Выбрать главу

Картина мира, которую они начинают выстраивать (не забудем, что в середине тридцатых им всего-навсего от четырнадцати до восемнадцати) отличается исходной простотой и ясностью.

Произошла Великая Революция, повернувшая, подтолкнувшая тысячелетнее движение «клячи-истории». В гражданской войне поколение отцов защитило ее идеалы и затем начало строительство нового, совершенно нового общества. Они на гражданскую не успели. И их задача, их миссия, если они хотят быть достойными отцов, — защитить, утвердить эти идеалы собственной жизнью и словом, сделать их ориентиром для всего «прогрессивного человечества». А защищать их необходимо, потому что на пороге новые испытания, которые уготованы уже им, их поколению.

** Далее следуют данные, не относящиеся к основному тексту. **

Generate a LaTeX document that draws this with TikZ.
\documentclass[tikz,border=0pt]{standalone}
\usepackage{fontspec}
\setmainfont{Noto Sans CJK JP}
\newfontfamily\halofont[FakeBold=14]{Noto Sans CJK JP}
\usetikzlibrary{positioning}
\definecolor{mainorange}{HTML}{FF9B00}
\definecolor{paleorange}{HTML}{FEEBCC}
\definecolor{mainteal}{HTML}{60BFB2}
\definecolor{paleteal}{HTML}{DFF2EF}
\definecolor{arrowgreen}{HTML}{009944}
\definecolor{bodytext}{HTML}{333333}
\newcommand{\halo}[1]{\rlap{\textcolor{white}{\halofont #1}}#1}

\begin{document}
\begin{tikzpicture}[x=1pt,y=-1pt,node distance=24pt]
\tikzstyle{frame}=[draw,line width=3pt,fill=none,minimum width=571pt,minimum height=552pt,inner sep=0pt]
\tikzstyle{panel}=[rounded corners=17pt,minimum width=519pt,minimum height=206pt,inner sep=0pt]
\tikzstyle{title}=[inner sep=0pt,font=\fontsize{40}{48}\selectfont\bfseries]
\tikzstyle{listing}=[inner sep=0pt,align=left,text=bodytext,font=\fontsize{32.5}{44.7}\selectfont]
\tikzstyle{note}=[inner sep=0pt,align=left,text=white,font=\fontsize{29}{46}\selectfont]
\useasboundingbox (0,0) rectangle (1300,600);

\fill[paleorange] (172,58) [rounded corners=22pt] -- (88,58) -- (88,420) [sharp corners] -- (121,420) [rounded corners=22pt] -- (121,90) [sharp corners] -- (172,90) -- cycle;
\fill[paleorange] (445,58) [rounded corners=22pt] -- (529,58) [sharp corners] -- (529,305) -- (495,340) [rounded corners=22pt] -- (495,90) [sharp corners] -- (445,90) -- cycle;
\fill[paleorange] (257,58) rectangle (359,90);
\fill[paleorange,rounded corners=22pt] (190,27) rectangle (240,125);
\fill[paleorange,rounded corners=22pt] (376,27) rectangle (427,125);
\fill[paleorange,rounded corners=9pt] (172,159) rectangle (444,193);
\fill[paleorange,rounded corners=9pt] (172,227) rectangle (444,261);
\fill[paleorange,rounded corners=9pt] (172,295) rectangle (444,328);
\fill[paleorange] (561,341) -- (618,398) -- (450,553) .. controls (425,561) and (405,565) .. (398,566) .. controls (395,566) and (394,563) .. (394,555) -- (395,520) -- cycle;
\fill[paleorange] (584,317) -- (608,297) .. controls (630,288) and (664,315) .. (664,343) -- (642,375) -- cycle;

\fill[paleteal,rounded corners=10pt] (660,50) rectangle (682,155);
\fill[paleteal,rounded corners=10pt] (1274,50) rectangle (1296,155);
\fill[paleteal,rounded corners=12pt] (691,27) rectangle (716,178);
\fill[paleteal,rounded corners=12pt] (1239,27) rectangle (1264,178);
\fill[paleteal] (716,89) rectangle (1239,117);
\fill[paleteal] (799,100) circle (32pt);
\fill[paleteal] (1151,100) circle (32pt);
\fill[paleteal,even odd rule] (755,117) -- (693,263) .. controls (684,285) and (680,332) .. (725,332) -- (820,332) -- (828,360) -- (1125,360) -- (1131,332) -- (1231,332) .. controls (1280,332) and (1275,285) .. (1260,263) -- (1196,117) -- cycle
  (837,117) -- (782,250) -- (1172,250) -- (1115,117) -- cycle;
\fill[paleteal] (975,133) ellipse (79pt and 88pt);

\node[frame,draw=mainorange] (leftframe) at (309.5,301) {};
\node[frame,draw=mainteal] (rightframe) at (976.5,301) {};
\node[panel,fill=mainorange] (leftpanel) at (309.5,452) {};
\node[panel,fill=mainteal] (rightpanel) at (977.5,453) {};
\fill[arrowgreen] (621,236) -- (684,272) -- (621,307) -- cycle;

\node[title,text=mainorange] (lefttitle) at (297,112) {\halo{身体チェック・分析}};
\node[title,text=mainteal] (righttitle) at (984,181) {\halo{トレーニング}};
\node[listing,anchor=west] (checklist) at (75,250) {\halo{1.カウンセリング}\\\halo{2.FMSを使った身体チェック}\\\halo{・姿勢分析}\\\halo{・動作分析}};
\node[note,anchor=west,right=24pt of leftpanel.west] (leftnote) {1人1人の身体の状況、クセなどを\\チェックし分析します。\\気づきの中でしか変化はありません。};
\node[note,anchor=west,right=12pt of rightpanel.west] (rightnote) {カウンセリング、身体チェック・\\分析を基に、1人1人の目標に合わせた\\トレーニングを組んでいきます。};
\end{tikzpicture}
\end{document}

Тень грядущей войны сгущается над Европой с начала тридцатых. Поколение «не успевших» чувствует сейсмические толчки социальной почвы.

Ведь войну теперь начинают не трубы — сирена. И только потом — дипломат. Уже опять к границам сизым составы тайные идут, и коммунизм опять так близок — как в девятнадцатом году.

(М. Кульчицкий. «Самое такое», 1940–1941)

Эти предчувствия и определяют их версию бытия, окрашивают собой все, о чем бы они не писали.

Когда в шестидесятые годы начали появляться их ранее неизвестные стихи, поражало прежде всего это — спокойствие, трезвое знание своей судьбы и судьбы поколения, всего три процента которого вернулись с войны.

Мы, лобастые мальчики невиданной революции. В десять лет мечтатели, В четырнадцать — поэты и урки, В двадцать пять — внесенные в смертные реляции.

(П. Коган. «Письмо», 1940)

Пусть помнят те, которых мы не знаем: Нам страх и подлость были не к лицу. Мы пили жизнь до дна и умирали За эту жизнь, не кланяясь свинцу.

(Н. Майоров. «Пусть помнят те, которых мы не знаем…», 1941)

В незаконченной поэме Кульчицкого «Бессмертие» мироощущение поколения представляется, пожалуй, наиболее широко и развернуто, включает основные поэтические элементы и мотивы.

Далекий друг! Года и версты, И стены книг библиотек Нас разделяют. Шашкой Щорса Врубиться в твой далекий век Хочу. Чтоб, раскроивши череп Врагу последнему и через Него перешагнув, рубя, Стать первым другом для тебя. На двадцать лет я младше века, Но он увидит смерть мою, Захода горестные веки Смежив. И я о нем пою. И для тебя. Свищу пред боем, Ракет сигнальных видя свет, Военный в пиджаке поэт, Что мучим мог быть — лишь покоем… Военный год стучится в двери Моей страны. Он входит в дверь. Какие беды и потери Несет в зубах косматый зверь? Какие люди возметнутся Из поражений и побед? Второй любовью Революции Какой подымется поэт?..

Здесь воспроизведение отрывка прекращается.